Here is a recipe for Slow-Roasted Salmon with French Herb Salsa:

Ingredients:

  • 1 1/2 pounds center-cut salmon fillet, skin on
  • 1 tablespoon extra-virgin olive oil
  • 1 teaspoon kosher salt

For the French Herb Salsa:

  • 1 small shallot, finely chopped
  • 2 tablespoons white wine vinegar
  • 1/2 cup mixed fresh herbs, such as parsley, chervil, tarragon, and chives, finely chopped
  • 1/4 cup extra-virgin olive oil
  • 1/2 teaspoon kosher salt
  • Freshly ground black pepper

Instructions:

  1. Preheat the oven to 225°F and set an oven rack in the middle position.
  2. Place the salmon on a baking sheet.
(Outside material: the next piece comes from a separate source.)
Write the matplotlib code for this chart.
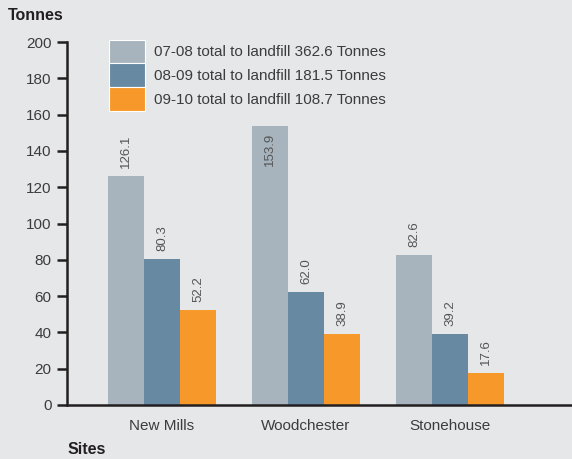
import matplotlib.pyplot as plt
import numpy as np

plt.rcParams['font.family'] = ['Liberation Sans', 'DejaVu Sans']

sites = ["New Mills", "Woodchester", "Stonehouse"]
y0708 = [126.1, 153.9, 82.6]
y0809 = [80.3, 62.0, 39.2]
y0910 = [52.2, 38.9, 17.6]
labels = ["07-08 total to landfill 362.6 Tonnes",
          "08-09 total to landfill 181.5 Tonnes",
          "09-10 total to landfill 108.7 Tonnes"]
colors = ["#a7b4bd", "#6789a1", "#f7992a"]

bg = "#e6e7e9"
dark = "#231f20"
txt = "#3c3c3c"

fig = plt.figure(figsize=(5.72, 4.59), dpi=100, facecolor=bg)
ax = fig.add_axes([67/572, 54/459, 1 - 67/572, 363/459], facecolor=bg)

x = np.arange(len(sites))
w = 0.25
for i, (vals, c, lab) in enumerate(zip([y0708, y0809, y0910], colors, labels)):
    pos = x + (i - 1) * w
    ax.bar(pos, vals, w, color=c, label=lab)
    for p, v in zip(pos, vals):
        if v > 150:
            # tallest bar: label sits inside the top of the bar
            ax.annotate(f"{v:.1f}", (p, v), xytext=(0, -5), textcoords="offset points",
                        rotation=90, ha="center", va="top", fontsize=9.5, color="#555555")
        else:
            ax.annotate(f"{v:.1f}", (p, v), xytext=(0, 6), textcoords="offset points",
                        rotation=90, ha="center", va="bottom", fontsize=9.5, color="#555555")

ax.set_xlim(-0.66, 2.847)
ax.set_ylim(0, 200)
ax.set_yticks(np.arange(0, 201, 20))
ax.set_xticks(x)
ax.set_xticklabels(sites)

for s in ["top", "right"]:
    ax.spines[s].set_visible(False)
for s in ["left", "bottom"]:
    ax.spines[s].set_color(dark)
    ax.spines[s].set_linewidth(1.8)
ax.tick_params(axis="y", length=7, width=1.8, color=dark, labelsize=11, labelcolor=txt, pad=4)
ax.tick_params(axis="x", length=0, labelsize=11, labelcolor=txt, pad=10)

leg = ax.legend(loc="upper left", bbox_to_anchor=(0.083, 1.006), frameon=False,
                handlelength=2.35, handleheight=2.0, labelspacing=0.0,
                handletextpad=0.6, fontsize=11, labelcolor=txt,
                borderpad=0, borderaxespad=0)
for h in leg.legend_handles:
    h.set_edgecolor("white")
    h.set_linewidth(0.8)

fig.text(8/572, 1 - 15/459, "Tonnes", fontsize=11.5, fontweight="bold", color=dark, va="center")
fig.text(68/572, 1 - 450/459, "Sites", fontsize=11.5, fontweight="bold", color=dark, va="center")

fig.savefig("out.png", dpi=100, facecolor=bg)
Drizzle with the olive oil and sprinkle the salt evenly over top.
  3. Slide the pan into the oven and roast for 40 to 50 minutes, until the fish begins to flake in the thickest part of the filet when poked with a knife or your finger.
  4. Meanwhile, in a small bowl, combine the shallot and vinegar and let sit for 15 minutes to macerate.
  5. In a separate small bowl, combine the herbs, olive oil, salt, and a few grinds of black pepper.
  6. Just before serving, use a slotted spoon to add the shallot (but not the vinegar, yet) to the herb oil. Stir, taste, and add the vinegar as needed (I usually add 2 to 3 teaspoons). Taste and adjust salt, if necessary.
  7. Break the salmon into large, rustic pieces and spoon the French herb salsa over top.